Iran quickly tired of Russia’s boasting of its strategic position from Iranian territory and the Tu-22M3s were no longer permitted to use Hamadan as a launchpad. But that brief deployment nevertheless enabled the Russians to pound their adversaries across Syria in ways the Kuznetsov flotilla could only dream.

It’s for these simple reasons that the closely observed voyage of the Kuznetsov flotilla to the Syrian coast can be interpreted as more a symbolic projection of Russian power than a practical one. The aforementioned Su-33 and MiG-29K crashes demonstrate the difficulties the crew of the carrier have faced operating it. Also, more broadly, it indicates that this is an overly unnecessary, burdensome and risky deployment done simply in order to add another dozen or so light fighter-bombers to the sizeable air arm already in Syria.

This is the first time the Kuznetsov will see combat. Moscow’s deployment in Syria was also the first time Moscow fired its Kalibr cruise missiles in combat. On different occasions the cruise missiles were launched from ships in the Caspian Sea (see video below) and Mediterranean, allegedly at Islamic State (ISIS) or other militant targets in Syria. Here also the use of such advanced missiles may have been more about symbolic power projection than the practical choice of weapon for targeting militants.

It’s worth addressing the fact that in Septmber 2014, the US also fired Tomahawk missiles at the mysterious Khorasan group in Syria at the start of its air campaign against ISIS in that country. Unlike Moscow however Washington was, and is, not acting in Syria in coordination with the regime in Damascus. Early in its ongoing bombing campaign against ISIS in Syria, US fighter jets even carried HARM anti-radiation missiles as a precaution to protect themselves in case the Syria’s air defense would try to shoot them down.

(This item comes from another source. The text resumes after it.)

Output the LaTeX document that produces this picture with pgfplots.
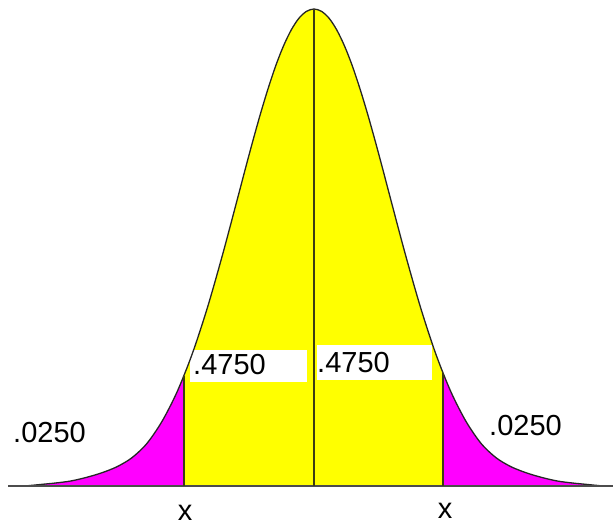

This clearly showed they didn’t rule out the possibility that Damascus would attempt to forcibly oppose their frequent uncoordinated violations of Syrian airspace.

From the start of its intervention in the Syrian conflict in September 2015 Moscow never had to worry about the Syrian regime attempting to hinder its operations. Russian warplanes flying from Hmeymim can bomb any militant target across the country with impunity, essentially making any usage of cruise missiles (which are an extremely more expensive way to target an essentially defenceless target on the ground than airstrikes) wholly unnecessary.

Nevertheless, using these weapon systems in Syria provides Moscow with an apt opportunity to test them in combat. With the Kalibrs to determine how effectively they can strike targets from hundreds of miles away and with the Kuznetsov to determine how readily it can be deployed and how effectively it can conduct air operations.

“There is no more efficient way of training than real combat,” remarked Russian President Vladimir Putin last March, when Moscow claimed it was drawing down its forces. The Kuznetsov flotilla is likely being deployed for that precise reason.